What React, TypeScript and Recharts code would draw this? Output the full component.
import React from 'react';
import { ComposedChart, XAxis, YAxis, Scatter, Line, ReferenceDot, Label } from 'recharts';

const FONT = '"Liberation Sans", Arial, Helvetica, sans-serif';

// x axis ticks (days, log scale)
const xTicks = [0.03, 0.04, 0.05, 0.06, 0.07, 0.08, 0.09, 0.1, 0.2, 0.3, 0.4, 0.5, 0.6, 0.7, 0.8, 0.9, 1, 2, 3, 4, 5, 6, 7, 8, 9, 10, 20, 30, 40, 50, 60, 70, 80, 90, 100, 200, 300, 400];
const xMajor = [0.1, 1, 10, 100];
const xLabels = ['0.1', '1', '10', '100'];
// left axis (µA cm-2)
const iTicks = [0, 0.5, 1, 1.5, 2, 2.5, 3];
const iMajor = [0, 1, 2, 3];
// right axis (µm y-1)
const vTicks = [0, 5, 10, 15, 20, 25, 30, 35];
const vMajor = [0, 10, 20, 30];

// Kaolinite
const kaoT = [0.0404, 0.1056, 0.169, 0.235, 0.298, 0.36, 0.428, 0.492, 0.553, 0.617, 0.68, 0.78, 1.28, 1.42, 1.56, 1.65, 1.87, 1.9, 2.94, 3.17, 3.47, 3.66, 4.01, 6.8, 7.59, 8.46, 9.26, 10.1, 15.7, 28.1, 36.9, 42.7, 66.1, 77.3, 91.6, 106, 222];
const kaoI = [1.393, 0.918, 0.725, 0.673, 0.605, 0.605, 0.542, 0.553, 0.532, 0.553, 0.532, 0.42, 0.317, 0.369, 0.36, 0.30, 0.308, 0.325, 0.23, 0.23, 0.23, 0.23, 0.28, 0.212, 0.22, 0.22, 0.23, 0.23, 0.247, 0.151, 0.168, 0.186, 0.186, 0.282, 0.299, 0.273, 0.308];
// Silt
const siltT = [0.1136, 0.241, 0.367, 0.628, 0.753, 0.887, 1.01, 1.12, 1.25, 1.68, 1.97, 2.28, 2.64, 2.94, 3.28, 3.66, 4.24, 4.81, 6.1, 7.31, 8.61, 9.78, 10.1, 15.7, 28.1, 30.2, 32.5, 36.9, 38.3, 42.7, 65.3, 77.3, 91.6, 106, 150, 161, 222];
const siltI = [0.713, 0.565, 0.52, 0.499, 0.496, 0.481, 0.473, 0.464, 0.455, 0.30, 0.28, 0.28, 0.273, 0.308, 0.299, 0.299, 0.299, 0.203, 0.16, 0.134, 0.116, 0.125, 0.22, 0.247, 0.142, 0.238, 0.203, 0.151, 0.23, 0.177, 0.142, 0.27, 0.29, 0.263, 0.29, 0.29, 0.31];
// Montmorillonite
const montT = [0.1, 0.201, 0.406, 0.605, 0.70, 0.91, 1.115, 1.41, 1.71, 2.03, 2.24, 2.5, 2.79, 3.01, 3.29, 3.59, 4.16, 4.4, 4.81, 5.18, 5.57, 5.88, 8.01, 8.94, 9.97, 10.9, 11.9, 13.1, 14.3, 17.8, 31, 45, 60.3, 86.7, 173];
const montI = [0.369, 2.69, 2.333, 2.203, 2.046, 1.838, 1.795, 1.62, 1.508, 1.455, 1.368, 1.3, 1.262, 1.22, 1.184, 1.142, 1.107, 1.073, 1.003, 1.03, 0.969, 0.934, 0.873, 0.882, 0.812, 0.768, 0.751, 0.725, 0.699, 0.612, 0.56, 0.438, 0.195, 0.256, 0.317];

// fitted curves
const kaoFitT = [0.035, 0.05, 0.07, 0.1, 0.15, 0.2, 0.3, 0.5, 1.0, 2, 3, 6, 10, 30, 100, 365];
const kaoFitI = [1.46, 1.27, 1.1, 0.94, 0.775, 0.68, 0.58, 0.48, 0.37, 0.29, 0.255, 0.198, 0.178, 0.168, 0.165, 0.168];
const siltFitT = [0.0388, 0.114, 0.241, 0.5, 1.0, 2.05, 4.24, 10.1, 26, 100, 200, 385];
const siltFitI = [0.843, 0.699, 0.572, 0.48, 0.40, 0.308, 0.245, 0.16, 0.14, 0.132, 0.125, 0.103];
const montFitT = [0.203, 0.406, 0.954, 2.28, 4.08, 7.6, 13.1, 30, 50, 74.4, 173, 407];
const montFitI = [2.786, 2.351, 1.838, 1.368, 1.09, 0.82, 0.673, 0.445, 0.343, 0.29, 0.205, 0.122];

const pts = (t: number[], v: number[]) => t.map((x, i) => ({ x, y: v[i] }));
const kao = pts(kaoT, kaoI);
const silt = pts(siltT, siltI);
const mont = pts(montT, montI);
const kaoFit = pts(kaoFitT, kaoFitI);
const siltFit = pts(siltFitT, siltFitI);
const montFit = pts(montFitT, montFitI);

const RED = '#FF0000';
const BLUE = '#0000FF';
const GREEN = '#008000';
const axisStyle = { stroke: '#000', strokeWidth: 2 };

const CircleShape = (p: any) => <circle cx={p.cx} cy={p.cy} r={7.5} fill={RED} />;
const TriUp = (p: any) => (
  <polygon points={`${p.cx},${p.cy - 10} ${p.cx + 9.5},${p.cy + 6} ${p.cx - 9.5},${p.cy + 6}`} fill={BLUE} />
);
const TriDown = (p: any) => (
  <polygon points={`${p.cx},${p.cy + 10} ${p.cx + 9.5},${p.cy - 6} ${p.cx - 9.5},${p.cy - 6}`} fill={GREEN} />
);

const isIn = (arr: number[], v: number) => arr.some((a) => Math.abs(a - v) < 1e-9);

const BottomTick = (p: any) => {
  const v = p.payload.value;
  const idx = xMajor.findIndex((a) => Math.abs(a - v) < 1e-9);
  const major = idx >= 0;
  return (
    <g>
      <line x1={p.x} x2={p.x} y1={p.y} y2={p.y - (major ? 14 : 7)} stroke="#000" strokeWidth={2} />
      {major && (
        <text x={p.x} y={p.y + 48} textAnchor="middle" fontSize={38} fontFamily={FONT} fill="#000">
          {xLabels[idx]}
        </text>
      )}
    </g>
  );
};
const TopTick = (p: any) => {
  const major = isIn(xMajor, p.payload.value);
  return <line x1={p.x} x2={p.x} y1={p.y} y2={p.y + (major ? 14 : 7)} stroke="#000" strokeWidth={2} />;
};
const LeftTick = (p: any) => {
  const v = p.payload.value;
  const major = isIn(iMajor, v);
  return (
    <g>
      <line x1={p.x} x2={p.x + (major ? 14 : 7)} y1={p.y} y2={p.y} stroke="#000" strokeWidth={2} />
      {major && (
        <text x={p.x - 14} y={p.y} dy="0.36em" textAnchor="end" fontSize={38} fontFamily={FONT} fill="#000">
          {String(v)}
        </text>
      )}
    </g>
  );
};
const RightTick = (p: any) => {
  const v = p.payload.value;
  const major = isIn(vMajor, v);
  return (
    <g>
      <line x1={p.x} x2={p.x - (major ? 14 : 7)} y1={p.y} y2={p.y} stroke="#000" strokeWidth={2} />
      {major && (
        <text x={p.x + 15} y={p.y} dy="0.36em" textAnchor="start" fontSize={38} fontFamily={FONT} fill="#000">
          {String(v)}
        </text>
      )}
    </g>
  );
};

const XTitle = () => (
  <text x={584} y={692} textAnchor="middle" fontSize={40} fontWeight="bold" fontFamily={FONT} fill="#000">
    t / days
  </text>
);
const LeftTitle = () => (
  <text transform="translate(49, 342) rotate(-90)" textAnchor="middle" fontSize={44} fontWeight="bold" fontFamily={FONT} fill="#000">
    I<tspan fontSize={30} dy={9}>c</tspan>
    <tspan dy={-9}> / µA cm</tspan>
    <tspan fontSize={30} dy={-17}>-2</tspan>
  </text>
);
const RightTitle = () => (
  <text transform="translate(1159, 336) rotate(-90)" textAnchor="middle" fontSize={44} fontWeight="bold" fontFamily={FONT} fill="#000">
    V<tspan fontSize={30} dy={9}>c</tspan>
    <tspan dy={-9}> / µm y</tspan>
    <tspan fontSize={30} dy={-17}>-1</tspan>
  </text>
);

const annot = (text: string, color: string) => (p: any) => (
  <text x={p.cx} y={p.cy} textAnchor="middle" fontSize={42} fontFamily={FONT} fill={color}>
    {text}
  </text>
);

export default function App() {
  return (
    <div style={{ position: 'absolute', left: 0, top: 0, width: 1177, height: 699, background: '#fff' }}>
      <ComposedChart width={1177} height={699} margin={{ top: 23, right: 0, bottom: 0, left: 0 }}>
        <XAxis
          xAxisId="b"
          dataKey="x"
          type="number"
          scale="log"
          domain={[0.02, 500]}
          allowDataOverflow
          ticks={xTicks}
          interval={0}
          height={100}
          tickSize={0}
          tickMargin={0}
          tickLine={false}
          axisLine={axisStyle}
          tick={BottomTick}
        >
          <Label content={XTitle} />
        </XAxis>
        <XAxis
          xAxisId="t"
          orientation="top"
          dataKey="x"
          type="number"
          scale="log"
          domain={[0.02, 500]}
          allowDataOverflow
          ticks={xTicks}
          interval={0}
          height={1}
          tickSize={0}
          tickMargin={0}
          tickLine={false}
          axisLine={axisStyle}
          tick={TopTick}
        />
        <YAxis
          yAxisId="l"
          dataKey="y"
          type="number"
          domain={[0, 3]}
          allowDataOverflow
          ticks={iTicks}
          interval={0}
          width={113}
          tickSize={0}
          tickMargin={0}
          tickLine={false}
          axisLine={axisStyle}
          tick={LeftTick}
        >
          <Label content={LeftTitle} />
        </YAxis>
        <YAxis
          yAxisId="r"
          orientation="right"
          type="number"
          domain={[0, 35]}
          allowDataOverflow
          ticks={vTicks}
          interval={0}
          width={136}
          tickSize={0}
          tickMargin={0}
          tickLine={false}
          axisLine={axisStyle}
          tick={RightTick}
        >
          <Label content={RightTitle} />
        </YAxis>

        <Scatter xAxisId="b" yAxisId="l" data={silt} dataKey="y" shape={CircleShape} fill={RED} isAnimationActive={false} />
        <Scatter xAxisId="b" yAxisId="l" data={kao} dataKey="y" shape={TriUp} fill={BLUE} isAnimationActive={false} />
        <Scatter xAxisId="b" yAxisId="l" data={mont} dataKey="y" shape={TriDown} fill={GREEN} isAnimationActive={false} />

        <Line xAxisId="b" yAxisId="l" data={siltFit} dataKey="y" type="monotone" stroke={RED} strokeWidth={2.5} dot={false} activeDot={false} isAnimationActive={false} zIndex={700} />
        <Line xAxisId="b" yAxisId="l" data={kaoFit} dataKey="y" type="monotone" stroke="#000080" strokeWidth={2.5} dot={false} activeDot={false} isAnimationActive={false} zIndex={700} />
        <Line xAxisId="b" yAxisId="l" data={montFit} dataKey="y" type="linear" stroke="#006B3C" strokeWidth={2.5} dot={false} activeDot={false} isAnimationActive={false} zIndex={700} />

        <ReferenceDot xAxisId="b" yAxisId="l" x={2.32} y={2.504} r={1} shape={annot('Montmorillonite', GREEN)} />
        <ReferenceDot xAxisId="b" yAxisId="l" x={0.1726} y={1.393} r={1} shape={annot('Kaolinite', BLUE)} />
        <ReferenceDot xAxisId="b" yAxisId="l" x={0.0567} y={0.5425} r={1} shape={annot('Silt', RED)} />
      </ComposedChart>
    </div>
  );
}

┄┄┄┄┄┄

Written exercise. Print, please, the lines from the first line of the material through the line that contains "Arial, Helvetica, sans-serif';", exactly as written and with nothing added.

Problem solution.
What React, TypeScript and Recharts code would draw this? Output the full component.
import React from 'react';
import { ComposedChart, XAxis, YAxis, Scatter, Line, ReferenceDot, Label } from 'recharts';

const FONT = '"Liberation Sans", Arial, Helvetica, sans-serif';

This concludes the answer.